We're going to be taking a look at the defining hits of the 1960s, 70s, 80s, 90s, 00s and 10s. After revealing the biggest-sellers from the 90s yesterday, today we're zoning in on a brand-new millennium - the 2000s!

When we entered a new millennium, so did pop music. And my, how did it shift and change through this decade!
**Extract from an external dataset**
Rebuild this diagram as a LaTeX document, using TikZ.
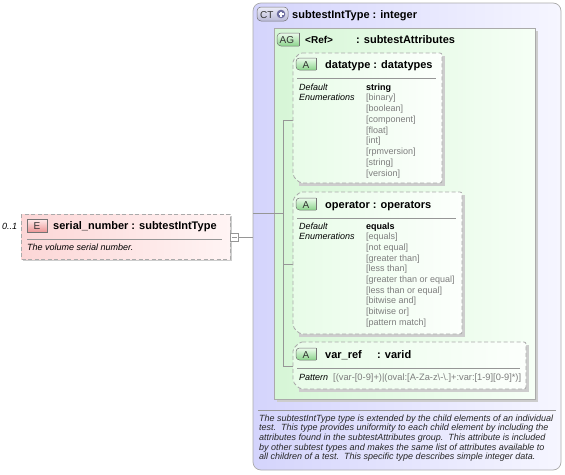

Not only did we see the rise of reality TV as the most engaging way for emerging artists to enjoy chart success, to the turn of the decade where an explosion of 80s-influenced dance-pop birthed superstars like Lady Gaga, Rihanna and Katy Perry; who would go on to become the faces of this new movement of pop well into the 2010s.

Disclaimer: This is a list of the best-selling singles released from 2000-2009, compiled from Official Charts Company data representing pure, physical sales from 2000 - 2022.

10. Poker Face
Artist: Lady Gaga
Released: 2009
Official Singles Chart peak: Number 1
Total UK sales: 1.20 million

If Just Dance was the effervescent start to the party, then sister single Poker Face was the soundtrack to the after-party that continued well into the night.

Sexy, sensual and charged by a ferocious, precocious energy, the Eurodance anthem celebrates Lady Gaga's sexuality, and marked her true emergence as an enigmatic new idol for pop fans to obsess over.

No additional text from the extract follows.